Specifically, the device in question mounted on Maudslay’s lathes is known as a slide rest, a part that is massive, strongly made, and securely held but movable by way of screws, and is intended to hold any and all of the cutting tools. It is filled with gears that allow for the adjustment of the tool or tools to tiny fractions of an inch, to permit the exact machining of the parts to be cut. The slide rest is necessarily placed between the lathe’s headstock (which incorporates the motor and the mandrel that spins the workpiece around) and the tailstock (which keeps the other end of the workpiece secure). The leadscrew—Maudslay’s was made of metal, not wood, and with threads much closer together and with a more delicate pitch than was possible for a wooden version—advances the workpiece. The tools held on the slide rest can then be moved across the path of travel dictated by the leadscrew, thereby allowing the tools to make holes in the workpiece, or to chamfer it or (in due course, once milling had been invented, a process related in the next chapter) mill it or otherwise shape it to the degree that the lathe operator demands. So the headstock holds the spinning workpiece securely, and the slide rest that holds the tools that cut or chamfer or make holes in it moves longitudinally, pushed or pulled by the leadscrew, or transversely or in any other directions, along its path of travel.
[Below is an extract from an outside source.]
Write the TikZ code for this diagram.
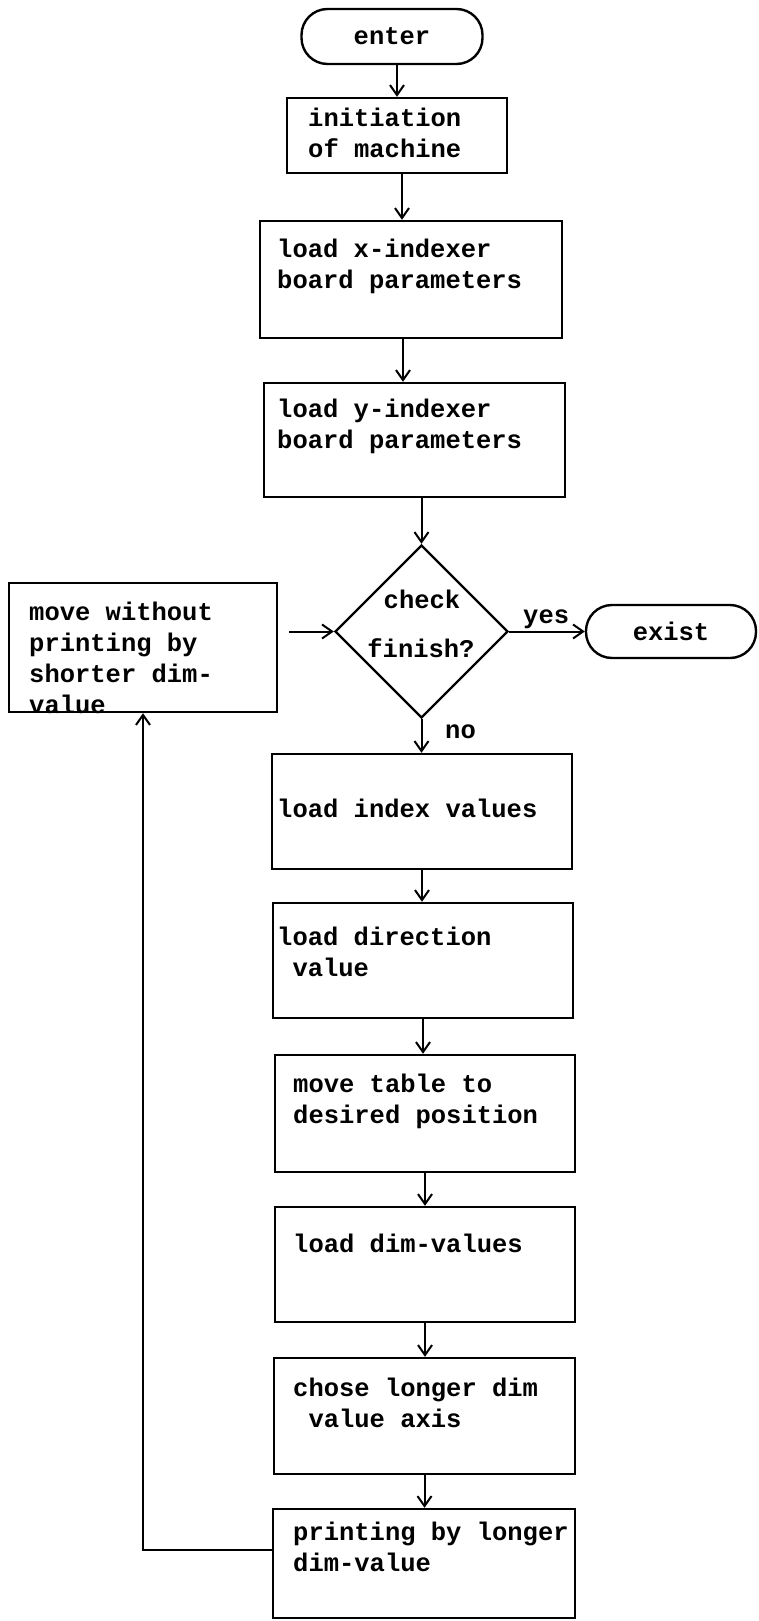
\documentclass[tikz,border=0pt]{standalone}
\usepackage{fontspec}
\setmonofont{Liberation Mono}
\usetikzlibrary{arrows.meta,shapes.geometric}
\begin{document}
\begin{tikzpicture}[x=1pt,y=-1pt,
  every node/.style={font=\ttfamily\bfseries\fontsize{25.5}{31}\selectfont, inner sep=0pt},
  stepbox/.style={draw, line width=2.4pt, rectangle},
  terminal/.style={draw, line width=2.4pt, rectangle, rounded corners=26pt},
  decision/.style={draw, line width=2.4pt, diamond, minimum width=173pt, minimum height=173pt},
  txt/.style={anchor=base west, align=left},
  arr/.style={line width=2pt, -{Straight Barb[length=10pt,width=14pt,line width=2pt]}}]

% page
\fill[white] (0,0) rectangle (758,1621);
\useasboundingbox (0,0) rectangle (758,1621);

% terminals
\node[terminal, minimum width=181pt, minimum height=55pt] (enter) at (392,36.5) {enter};
\node[terminal, minimum width=170pt, minimum height=53pt] (exist) at (671,631.5) {exist};

% process boxes
\node[stepbox, minimum width=220pt, minimum height=75pt]  (init)  at (397,135.5) {};
\node[stepbox, minimum width=302pt, minimum height=117pt] (xidx)  at (411,279.5) {};
\node[stepbox, minimum width=301pt, minimum height=114pt] (yidx)  at (414.5,440) {};
\node[decision] (dia) at (421.5,631.5) {};
\node[stepbox, minimum width=268pt, minimum height=129pt] (lbox)  at (143,647.5) {};
\node[stepbox, minimum width=300pt, minimum height=115pt] (lidx)  at (422,811.5) {};
\node[stepbox, minimum width=300pt, minimum height=115pt] (ldir)  at (423,960.5) {};
\node[stepbox, minimum width=300pt, minimum height=117pt] (mtab)  at (425,1113.5) {};
\node[stepbox, minimum width=300pt, minimum height=115pt] (ldim)  at (425,1264.5) {};
\node[stepbox, minimum width=301pt, minimum height=116pt] (chose) at (424.5,1416) {};
\node[stepbox, minimum width=302pt, minimum height=109pt] (print) at (424,1563.5) {};

% box texts (anchored at the baseline of the last line)
\node[txt] (t-init)  at (308,158)  {initiation\\of machine};
\node[txt] (t-xidx)  at (277,288)  {load x-indexer\\board parameters};
\node[txt] (t-yidx)  at (277,448)  {load y-indexer\\board parameters};
\node[txt] (t-lbox)  at (29,713)   {move without\\printing by\\shorter dim-\\value};
\node[txt] (t-lidx)  at (277,817)  {load index values};
\node[txt] (t-ldir)  at (277,976)  {load direction\\~value};
\node[txt] (t-mtab)  at (293,1123) {move table to\\desired position};
\node[txt] (t-ldim)  at (293,1252) {load dim-values};
\node[txt] (t-chose) at (293,1427) {chose longer dim\\~value axis};
\node[txt] (t-print) at (293,1571) {printing by longer\\dim-value};

% decision texts
\node[anchor=base] (t-check)  at (422,608) {check};
\node[anchor=base] (t-finish) at (421,657) {finish?};
\node[anchor=base west] (yes) at (523,623) {yes};
\node[anchor=base west] (no)  at (445,738) {no};

% main flow
\draw[arr] (init.north |- enter.south) -- (init.north);
\draw[arr] ([xshift=5pt]init.south) -- ([xshift=5pt]init.south |- xidx.north);
\draw[arr] ([xshift=-8pt]xidx.south) -- ([xshift=-8pt]xidx.south |- yidx.north);
\draw[arr] (dia.north |- yidx.south) -- (dia.north);
\draw[arr] (dia.east) -- (exist.west);
\draw[arr] (dia.south) -- (dia.south |- lidx.north);
\draw[arr] (lidx.south) -- (lidx.south |- ldir.north);
\draw[arr] (ldir.south) -- (ldir.south |- mtab.north);
\draw[arr] (mtab.south) -- (mtab.south |- ldim.north);
\draw[arr] (ldim.south) -- (ldim.south |- chose.north);
\draw[arr] (chose.south) -- (chose.south |- print.north);

% loop back
\draw[arr] ([yshift=13.5pt]print.west) -| (lbox.south);
\draw[arr, shorten <=11pt] (lbox.east |- dia.west) -- (dia.west);
\end{tikzpicture}
\end{document}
Metal pieces can be machined into a range of shapes and sizes and configurations, and provided that the settings of the leadscrew and the slide rest are the same for every procedure, and the lathe operator can record these positions and make certain they are the same, time after time, then every machined piece will be the same—will look the same, measure the same, weigh the same (if of the same density of metal) as every other. The pieces are all replicable. They are, crucially, interchangeable. If the machined pieces are to be the parts of a further machine—if they are gearwheels, say, or triggers, or handgrips, or barrels—then they will be interchangeable parts , the ultimate cornerstone components of modern manufacturing.